“The sweetest sounds to mortals given
Are heard in Mother, Home, and Heaven.”
– William Goldsmith Brown
When you were a baby, resting snug inside your mother’s womb, you felt what she felt. She rubbed her stomach to show her love, and you felt it. You felt her excitement, her happiness, and sometimes her sadness.
Then, you were born and the tables turned. Since your birth, your mother has felt all of the things you have felt, not out of sense of duty, but out of love. When you fell, she fell. When you laughed, she laughed. When you were proud, you made her proud. Your successes in life have been felt by your mother, your failures, hers, as well.
That is the beautiful magic held in the relationship between mother and child. You come in to the world physically connected, but it is a connection that never truly disappears. With each other you are stronger, without each other, somewhat lost.
It is a relationship full of constant irony. Nine months of discomfort and worry, leading to a day of intense pain and gore, forever remembered as one of the best days of her life. Not for any of the experience of that day was, but for what it brought her.
A mother is many things. She is your comfort when you need comfort, your drive when you need driven. She simultaneously shows you how she will always be proud, but still you would give anything not to disappoint her.
A child comes in to the world and his word for love is mother. In many ways, that never changes. She is provider, caregiver, leader, and friend. The world would be darker without her.
If Jesus was born of God to die for sin, it was Mary who guided him as a child. The bible loses track of him between ages 12 and 30, but his mother was no doubt there, as she was at the beginning, as she was at the end
I give that example, not out of religious necessity, but out of its message about mothers. She was there when he had gifts lavished upon him at birth. She was still there when he was beaten and left to die. She was there not because he was the son of God, but because he was the son of Mary.

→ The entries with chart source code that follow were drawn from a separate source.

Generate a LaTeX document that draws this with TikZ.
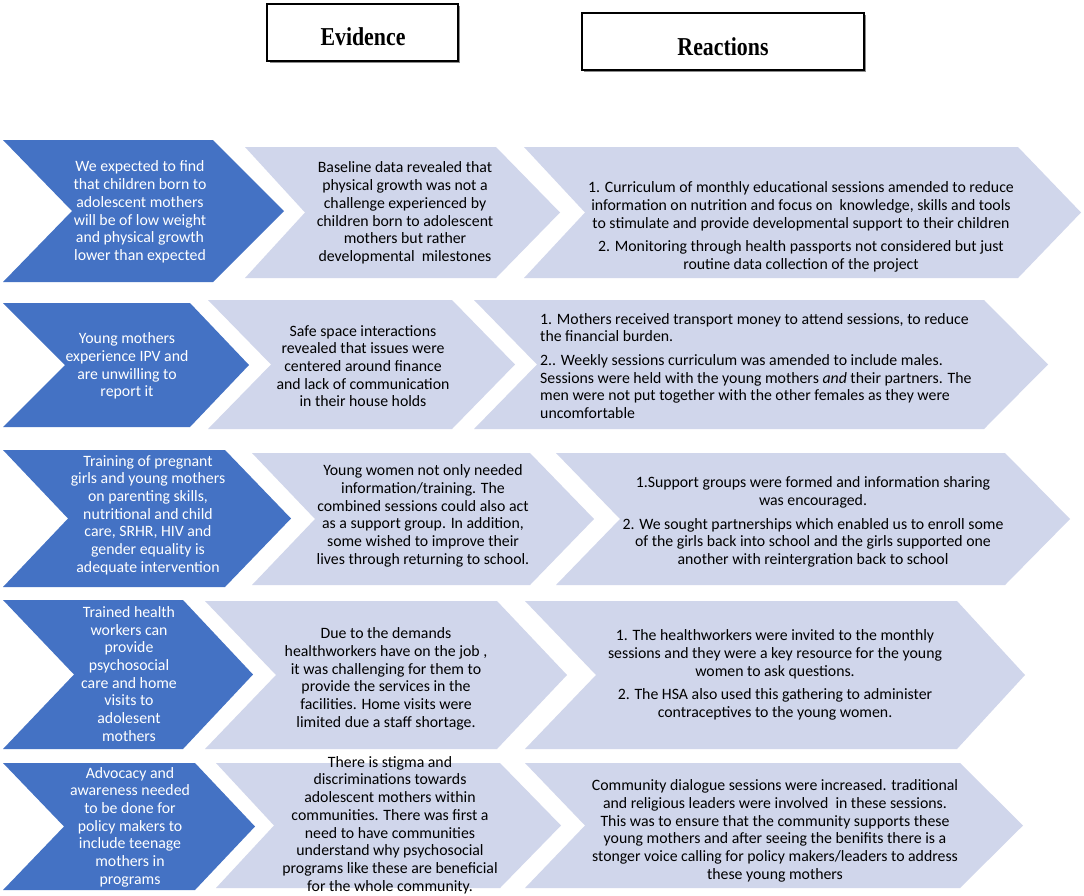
\documentclass[tikz,border=0pt]{standalone}
\usepackage{fontspec}
\setmainfont{Carlito}
\newfontfamily\hdrfont{Liberation Serif}
\definecolor{dkblue}{HTML}{4472C4}
\definecolor{ltblue}{HTML}{D0D6EB}
\newcommand\chv[7]{\fill[#1] (#2,#6) -- (#4,#6) -- (#5,{(#6+#7)/2}) -- (#4,#7) -- (#2,#7) -- (#3,{(#6+#7)/2}) -- cycle;}
\tikzset{
  dark/.style={fill=dkblue},
  light/.style={fill=ltblue},
  body/.style={inner sep=0pt, align=center, font=\fontsize{15.8}{17.7}\selectfont},
  dtext/.style={body, text=white},
  ltext/.style={body, text=black},
  hdrbox/.style={draw=black, line width=1.6pt, fill=white},
  hdrtext/.style={inner sep=0pt, font=\hdrfont\fontsize{23}{26}\selectfont\bfseries},
}
\begin{document}
\begin{tikzpicture}[x=1pt,y=-1pt]
\useasboundingbox[fill=white] (0,0) rectangle (1084,895);
% headers
\fill[black!45] (269.5,5.5) rectangle (459.5,62.5);
\draw[hdrbox] (267,4) rectangle (458,61);
\node[hdrtext] (evid) at (363,37) {\scalebox{0.95}[1.12]{Evidence}};
\fill[black!45] (583.5,14.5) rectangle (865.5,71.5);
\draw[hdrbox] (582,13) rectangle (864,70);
\node[hdrtext] (react) at (723,47) {\scalebox{0.95}[1.12]{Reactions}};
% row 1
\chv{dark}{3}{72}{213}{284}{140}{282}
\chv{light}{245}{305}{496}{560}{147}{278}
\chv{light}{524}{585}{1018}{1081}{147}{278}
\node[dtext] (d1) at (140,212) {We expected to find\\that children born to\\adolescent mothers\\will be of low weight\\and physical growth\\lower than expected};
\node[ltext] (e1) at (405,213) {Baseline data revealed that\\physical growth was not a\\challenge experienced by\\children born to adolescent\\mothers but rather\\developmental\ \ milestones};
\node[ltext] (r1) at (801,227) {1. Curriculum of monthly educational sessions amended to reduce\\information on nutrition and focus on\ \ knowledge, skills and tools\\to stimulate and provide developmental support to their children\\[6pt]2. Monitoring through health passports not considered but just\\routine data collection of the project};
% row 2
\chv{dark}{3}{65}{190}{249}{303}{427}
\chv{light}{208}{271}{452}{515}{300}{429}
\chv{light}{474}{537}{984}{1048}{300}{429}
\node[dtext] (d2) at (127,366) {Young mothers\\experience IPV and\\are unwilling to\\report it};
\node[ltext] (e2) at (363,366) {Safe space interactions\\revealed that issues were\\centered around finance\\and lack of communication\\in their house holds};
\node[ltext, align=left, anchor=west] (r2) at (540,366) {1. Mothers received transport money to attend sessions, to reduce\\the financial burden.\\[6pt]2.. Weekly sessions curriculum was amended to include males.\\Sessions were held with the young mothers \textit{and} their partners. The\\men were not put together with the other females as they were\\uncomfortable};
% row 3
\chv{dark}{3}{68}{225}{291}{450}{587}
\chv{light}{252}{315}{530}{594}{453}{585}
\chv{light}{556}{620}{1005}{1070}{453}{585}
\node[dtext] (d3) at (148,515) {Training of pregnant\\girls and young mothers\\on parenting skills,\\nutritional and child\\care, SRHR, HIV and\\gender equality is\\adequate intervention};
\node[ltext] (e3) at (423,516) {Young women not only needed\\information/training. The\\combined sessions could also act\\as a support group. In addition,\\some wished to improve their\\lives through returning to school.};
\node[ltext] (r3) at (813,522) {1.Support groups were formed and information sharing\\was encouraged.\\[6pt]2. We sought partnerships which enabled us to enroll some\\of the girls back into school and the girls supported one\\another with reintergration back to school};
% row 4
\chv{dark}{3}{74}{183}{253}{600}{749}
\chv{light}{205}{276}{497}{567}{601}{749}
\chv{light}{525}{596}{957}{1025}{601}{749}
\node[dtext] (d4) at (129,674) {Trained health\\workers can\\provide\\psychosocial\\care and home\\visits to\\adolesent\\mothers};
\node[ltext] (e4) at (386,679) {Due to the demands\\healthworkers have on the job ,\\it was challenging for them to\\provide the services in the\\facilities. Home visits were\\limited due a staff shortage.};
\node[ltext] (r4) at (775,675) {1. The healthworkers were invited to the monthly\\sessions and they were a key resource for the young\\women to ask questions.\\[6pt]2. The HSA also used this gathering to administer\\contraceptives to the young women.};
% row 5
\chv{dark}{3}{64}{195}{255}{763}{890}
\chv{light}{216}{274}{500}{561}{763}{888}
\chv{light}{525}{585}{960}{1023}{763}{888}
\node[dtext] (d5) at (130,827) {Advocacy and\\awareness needed\\to be done for\\policy makers to\\include teenage\\mothers in\\programs};
\node[ltext] (e5) at (390,825) {There is stigma and\\discriminations towards\\adolescent mothers within\\communities. There was first a\\need to have communities\\understand why psychosocial\\programs like these are beneficial\\for the whole community.};
\node[ltext] (r5) at (775,831) {Community dialogue sessions were increased. traditional\\and religious leaders were involved\ \ in these sessions.\\This was to ensure that the community supports these\\young mothers and after seeing the benifits there is a\\stonger voice calling for policy makers/leaders to address\\these young mothers};
\end{tikzpicture}
\end{document}
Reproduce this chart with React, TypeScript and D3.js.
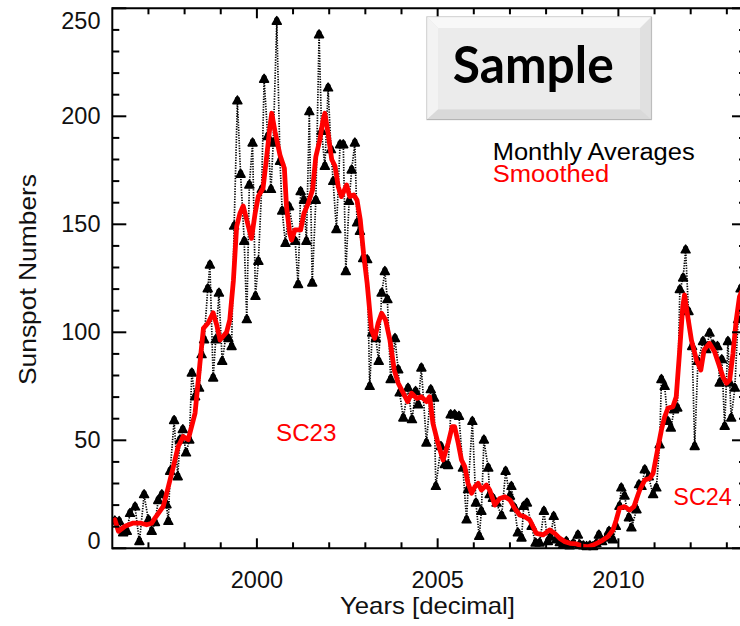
import React from "react";
import * as d3 from "d3";

// ---- Data ----
const monthlyYears = [
  1996.07, 1996.19, 1996.30, 1996.40, 1996.49, 1996.63, 1996.75, 1996.88, 1997.00, 1997.09,
  1997.18, 1997.27, 1997.37, 1997.50, 1997.55, 1997.60, 1997.71, 1997.81, 1997.87, 1997.95,
  1998.04, 1998.13, 1998.20, 1998.29, 1998.40, 1998.47, 1998.54, 1998.64, 1998.70, 1998.79,
  1998.86, 1998.95, 1999.04, 1999.14, 1999.21, 1999.30, 1999.37, 1999.46, 1999.55, 1999.65,
  1999.72, 1999.79, 1999.88, 1999.96, 2000.04, 2000.13, 2000.20, 2000.30, 2000.39, 2000.45,
  2000.55, 2000.64, 2000.70, 2000.79, 2000.89, 2001.06, 2001.14, 2001.21, 2001.30, 2001.37,
  2001.45, 2001.53, 2001.63, 2001.72, 2001.79, 2001.88, 2001.97, 2002.05, 2002.11, 2002.20,
  2002.30, 2002.39, 2002.46, 2002.55, 2002.62, 2002.71, 2002.77, 2002.85, 2002.94, 2003.05,
  2003.12, 2003.19, 2003.29, 2003.37, 2003.45, 2003.54, 2003.61, 2003.70, 2003.82, 2003.91,
  2003.95, 2004.05, 2004.18, 2004.29, 2004.39, 2004.46, 2004.55, 2004.69, 2004.81, 2004.90,
  2004.95, 2005.09, 2005.20, 2005.29, 2005.36, 2005.47, 2005.59, 2005.70, 2005.80, 2005.84,
  2005.96, 2006.06, 2006.15, 2006.21, 2006.28, 2006.40, 2006.44, 2006.53, 2006.63, 2006.77,
  2006.88, 2007.00, 2007.04, 2007.13, 2007.22, 2007.32, 2007.38, 2007.47, 2007.60, 2007.71,
  2007.82, 2007.94, 2008.05, 2008.12, 2008.21, 2008.29, 2008.38, 2008.47, 2008.56, 2008.65,
  2008.75, 2008.88, 2008.93, 2009.03, 2009.12, 2009.21, 2009.30, 2009.39, 2009.46, 2009.55,
  2009.67, 2009.74, 2009.85, 2009.93, 2010.03, 2010.08, 2010.17, 2010.29, 2010.36, 2010.50,
  2010.57, 2010.64, 2010.73, 2010.84, 2010.96, 2011.05, 2011.14, 2011.19, 2011.28, 2011.37,
  2011.45, 2011.54, 2011.63, 2011.70, 2011.79, 2011.86, 2011.94, 2012.04, 2012.11, 2012.20,
  2012.34, 2012.43, 2012.52, 2012.62, 2012.74, 2012.80, 2012.86, 2012.94, 2013.03, 2013.08,
  2013.12, 2013.22, 2013.31, 2013.38, 2013.49,
];
const monthlyValues = [
  12.5, 12.3, 7, 7.7, 16, 19, 3, 24.7, 13, 7.7,
  11.8, 22, 24.7, 20, 12.3, 35.5, 59, 33, 50, 54.8,
  44, 50, 81, 70, 74, 89.5, 96.4, 120, 131, 78.7,
  96.4, 118, 86.4, 98, 97, 93.3, 149, 207, 173, 142,
  105.7, 168, 187.5, 116.5, 132.7, 166, 217, 190.5, 166, 187.5,
  243.8, 179, 156, 141, 158, 142, 122, 165, 161, 142,
  202, 122.7, 161, 237.6, 192.9, 176.7, 213, 184.4, 169.7, 147.4,
  186.7, 186.7, 128, 160.5, 175, 187.5, 150.5, 146.6, 134, 133.5,
  74.8, 99.5, 97, 86.4, 118, 128, 115, 78, 97, 82.5,
  71.8, 60.2, 74, 59.4, 72.5, 66.3, 83.3, 48.6, 73.3, 69.4,
  28.5, 47, 38.6, 38.2, 61.7, 61.7, 61, 37, 13, 27,
  58.6, 20.8, 5.4, 17, 50, 37, 24.7, 23, 20.8, 15,
  35.5, 24, 28.5, 18.5, 7, 4.6, 19.3, 20.8, 10, 2.3,
  2.3, 17, 3, 5, 14.6, 3.8, 2.5, 1.5, 3, 1,
  2, 6, 1.5, 1, 0.7, 1, 0.7, 2, 6, 3,
  4.6, 7.7, 3.8, 10, 19.3, 27.8, 24, 14, 9.3, 17.7,
  29.3, 28.5, 36.2, 33, 24.7, 27.8, 47.8, 78, 74.8, 58.6,
  55.5, 64, 64.8, 119.6, 125, 138, 109.5, 93.3, 47, 86.4,
  95.6, 91.8, 99.5, 94, 93.3, 76.4, 87.2, 56.3, 95.6, 76.4,
  60.2, 74, 105.7, 120, 110,
];

const smoothedYears = [
  1996.07, 1996.17, 1996.35, 1996.58, 1996.77, 1996.95, 1997.09, 1997.18, 1997.41, 1997.55,
  1997.69, 1997.82, 1997.96, 1998.10, 1998.29, 1998.42, 1998.52, 1998.65, 1998.79, 1998.89,
  1998.98, 1999.16, 1999.25, 1999.35, 1999.44, 1999.53, 1999.62, 1999.72, 1999.85, 1999.95,
  2000.04, 2000.17, 2000.27, 2000.36, 2000.41, 2000.50, 2000.64, 2000.76, 2000.82, 2000.91,
  2000.96, 2001.05, 2001.21, 2001.30, 2001.42, 2001.54, 2001.63, 2001.74, 2001.83, 2001.88,
  2001.97, 2002.07, 2002.16, 2002.25, 2002.34, 2002.48, 2002.57, 2002.68, 2002.77, 2002.86,
  2002.95, 2003.05, 2003.17, 2003.26, 2003.35, 2003.45, 2003.56, 2003.68, 2003.80, 2003.91,
  2004.05, 2004.17, 2004.28, 2004.42, 2004.55, 2004.69, 2004.78, 2004.87, 2005.01, 2005.15,
  2005.29, 2005.40, 2005.47, 2005.57, 2005.66, 2005.75, 2005.84, 2005.94, 2006.03, 2006.12,
  2006.21, 2006.35, 2006.44, 2006.58, 2006.72, 2006.86, 2007.00, 2007.13, 2007.27, 2007.41,
  2007.55, 2007.64, 2007.73, 2007.92, 2008.10, 2008.24, 2008.38, 2008.52, 2008.66, 2008.84,
  2009.02, 2009.16, 2009.30, 2009.44, 2009.57, 2009.71, 2009.85, 2009.94, 2010.03, 2010.17,
  2010.31, 2010.43, 2010.54, 2010.59, 2010.73, 2010.87, 2010.96, 2011.10, 2011.19, 2011.28,
  2011.37, 2011.51, 2011.60, 2011.69, 2011.78, 2011.83, 2011.92, 2012.02, 2012.16, 2012.28,
  2012.37, 2012.52, 2012.66, 2012.80, 2012.89, 2012.99, 2013.08, 2013.17, 2013.26, 2013.35,
  2013.49,
];
const smoothedValues = [
  13.2, 7.9, 10.2, 11.7, 11.7, 10.9, 11.6, 14, 19.4, 28.5,
  37.8, 47, 51.7, 50.3, 62.6, 85, 101.8, 104.3, 109, 103.4,
  96.4, 100, 105.7, 124, 149, 155, 158.5, 152, 143.5, 155,
  163, 166.7, 181.3, 195, 201.4, 193, 182, 176, 158, 145.8,
  142.7, 147.4, 147.4, 155, 159.7, 166, 181.3, 189, 198.3, 201.4,
  192, 180, 177, 167.4, 162.8, 168.2, 162.8, 163.6, 161.2, 152,
  136.6, 122.7, 101, 97.2, 104, 108.8, 105.7, 96.4, 82.5, 76.4,
  71.8, 67.9, 71.8, 69.4, 70.2, 67.9, 70.2, 57.9, 48.6, 40.9,
  48.6, 56.3, 56.3, 48.6, 40.9, 37.8, 30.1, 25.5, 28.5, 30.1,
  27, 29.3, 27, 20, 23.1, 23.9, 22.4, 18.5, 15.4, 14.6,
  13.1, 10, 6.9, 6.2, 8.5, 6.9, 4.6, 3.1, 2.3, 2,
  1, 0.7, 1.5, 2.6, 3.8, 5.4, 8.5, 13.1, 18.5, 19.3,
  17.7, 19.3, 24.7, 27, 31.6, 32.4, 34.7, 47, 54.8, 60.9,
  64.8, 65.6, 70.2, 90.3, 111.9, 117.3, 107.2, 96.4, 87.2, 82.5,
  91.8, 94.9, 91, 84.1, 79.4, 76.4, 78, 90.3, 105.7, 116.5,
  122,
];

const yMajorTicks = [0, 50, 100, 150, 200, 250];
const yMinorTicks = [10, 20, 30, 40, 60, 70, 80, 90, 110, 120, 130, 140, 160, 170, 180, 190, 210, 220, 230, 240];
const xMajorTicks = [2000, 2005, 2010];
const xMinorTicks = [1997, 1998, 1999, 2001, 2002, 2003, 2004, 2006, 2007, 2008, 2009, 2011, 2012, 2013];

const W = 740;
const H = 626;
const FONT = "'Liberation Sans', Arial, Helvetica, sans-serif";

export default function App() {
  const left = 112.3, right = 746, top = 8.3, bottom = 548.3;
  const x = d3.scaleLinear().domain([1996, 2013.53]).range([left, right]);
  const y = d3.scaleLinear().domain([0, 250]).range([bottom, top]);

  const monthly = monthlyYears.map((yr, i) => ({ yr, v: monthlyValues[i] }));
  const smooth = smoothedYears.map((yr, i) => ({ yr, v: smoothedValues[i] }));

  const line = d3.line<{ yr: number; v: number }>().x((d) => x(d.yr)).y((d) => y(d.v));
  const tri = d3.symbol().type(d3.symbolTriangle).size(34)();

  const majLenY = 14, minLenY = 7, majLenX = 10, minLenX = 6;

  return (
    <svg width={W} height={H} style={{ position: "absolute", left: 0, top: 0, background: "#fff" }}>
      <defs>
        <clipPath id="plotclip">
          <rect x={left} y={0} width={right - left} height={bottom + 6} />
        </clipPath>
      </defs>
      <rect x={0} y={0} width={W} height={H} fill="#fff" />

      {/* data */}
      <g clipPath="url(#plotclip)">
        <path d={line(monthly) || ""} fill="none" stroke="#000" strokeWidth={1.7} strokeDasharray="1.3 1.3" />
        {monthly.map((d, i) => (
          <g key={i} transform={`translate(${x(d.yr)},${y(d.v)})`}>
            <path d={tri || ""} fill="#000" stroke="#000" strokeWidth={1.6} strokeLinejoin="round" />
            <circle cx={0} cy={-2.2} r={2.6} fill="#000" />
          </g>
        ))}
        <path d={line(smooth) || ""} fill="none" stroke="#ff0000" strokeWidth={4.8} strokeLinejoin="round" strokeLinecap="round" />
      </g>

      {/* frame */}
      <g stroke="#000" strokeWidth={2} fill="none">
        <line x1={left} y1={top} x2={right} y2={top} />
        <line x1={left} y1={bottom} x2={right} y2={bottom} />
        <line x1={left} y1={top - 1} x2={left} y2={bottom + 1} />
        <line x1={right} y1={top - 1} x2={right} y2={bottom + 1} />
        {yMajorTicks.map((t) => (
          <g key={"ym" + t}>
            <line x1={left} x2={left + majLenY} y1={y(t)} y2={y(t)} />
            <line x1={right} x2={right - majLenY} y1={y(t)} y2={y(t)} />
          </g>
        ))}
        {yMinorTicks.map((t) => (
          <g key={"yn" + t}>
            <line x1={left} x2={left + minLenY} y1={y(t)} y2={y(t)} />
            <line x1={right} x2={right - minLenY} y1={y(t)} y2={y(t)} />
          </g>
        ))}
        {xMajorTicks.map((t) => (
          <g key={"xm" + t}>
            <line x1={x(t)} x2={x(t)} y1={bottom} y2={bottom - majLenX} />
            <line x1={x(t)} x2={x(t)} y1={top} y2={top + majLenX} />
          </g>
        ))}
        {xMinorTicks.map((t) => (
          <g key={"xn" + t}>
            <line x1={x(t)} x2={x(t)} y1={bottom} y2={bottom - minLenX} />
            <line x1={x(t)} x2={x(t)} y1={top} y2={top + minLenX} />
          </g>
        ))}
      </g>

      {/* tick labels */}
      <g fontFamily={FONT} fontSize={23.5} fill="#111">
        {yMajorTicks.map((t) => (
          <text key={"yl" + t} x={100.5} y={Math.min(Math.max(y(t), 21), 541)} textAnchor="end" dominantBaseline="central">
            {t}
          </text>
        ))}
        {xMajorTicks.map((t) => (
          <text key={"xl" + t} x={x(t)} y={588} textAnchor="middle">
            {t}
          </text>
        ))}
      </g>

      {/* axis titles */}
      <text x={340} y={614} fontFamily={FONT} fontSize={24} fill="#111" textLength={175} lengthAdjust="spacingAndGlyphs">
        Years [decimal]
      </text>
      <text
        transform="translate(36,385) rotate(-90)"
        fontFamily={FONT}
        fontSize={24}
        fill="#111"
        textLength={211}
        lengthAdjust="spacingAndGlyphs"
      >
        Sunspot Numbers
      </text>

      {/* legend */}
      <text x={492.7} y={160} fontFamily={FONT} fontSize={23.5} fill="#000" textLength={202} lengthAdjust="spacingAndGlyphs">
        Monthly Averages
      </text>
      <text x={492.7} y={181.7} fontFamily={FONT} fontSize={23.5} fill="#ff0000" textLength={116.5} lengthAdjust="spacingAndGlyphs">
        Smoothed
      </text>

      {/* cycle labels */}
      <text x={276} y={440.7} fontFamily={FONT} fontSize={24} fill="#ff0000" textLength={60.5} lengthAdjust="spacingAndGlyphs">
        SC23
      </text>
      <text x={673.3} y={504.7} fontFamily={FONT} fontSize={24} fill="#ff0000" textLength={58.5} lengthAdjust="spacingAndGlyphs">
        SC24
      </text>

      {/* Sample button */}
      <g>
        <rect x={426.8} y={16.8} width={224.7} height={102.9} fill="#e4e4e4" stroke="#c8c8c8" strokeWidth={1} />
        <polygon points="427.3,17.3 651,17.3 640,28.3 438.3,28.3" fill="#f8f8f8" />
        <polygon points="427.3,17.3 438.3,28.3 438.3,109.3 427.3,119.3" fill="#f3f3f3" />
        <polygon points="651,17.3 651,119.3 640,109.3 640,28.3" fill="#e0e0e0" />
        <polygon points="427.3,119.3 651,119.3 640,109.3 438.3,109.3" fill="#d9d9d9" />
        <line x1={427} y1={119.5} x2={651.5} y2={119.5} stroke="#b5b5b5" strokeWidth={1.2} />
        <line x1={651.5} y1={17} x2={651.5} y2={119.5} stroke="#bdbdbd" strokeWidth={1.2} />
        <rect x={438.3} y={28.3} width={201.7} height={81} fill="#ebebeb" />
        <text
          x={452.7}
          y={83}
          fontFamily="Lato, 'Noto Sans', sans-serif"
          fontWeight="bold"
          fontSize={52}
          textLength={161}
          lengthAdjust="spacingAndGlyphs"
          fill="#000"
        >
          Sample
        </text>
      </g>
    </svg>
  );
}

This Sunday, women all over America will have their day. They will be appreciated and honored. They are the silent heroes, who ask for so little, but give so much. For a lifetime of love and support, all they truly desire is your happiness.
That is a difficult thing to give sometimes. So much of life, especially these days, seems rushed and out of control. Remember, on Mother’s Day, to give her your smile and your thanks.
Thank you to all of the mothers I have known, especially my own. Enjoy your day as a reward for all the patience you have shown all of us during the other 364 days. Thank you for all you do, have done, and will do.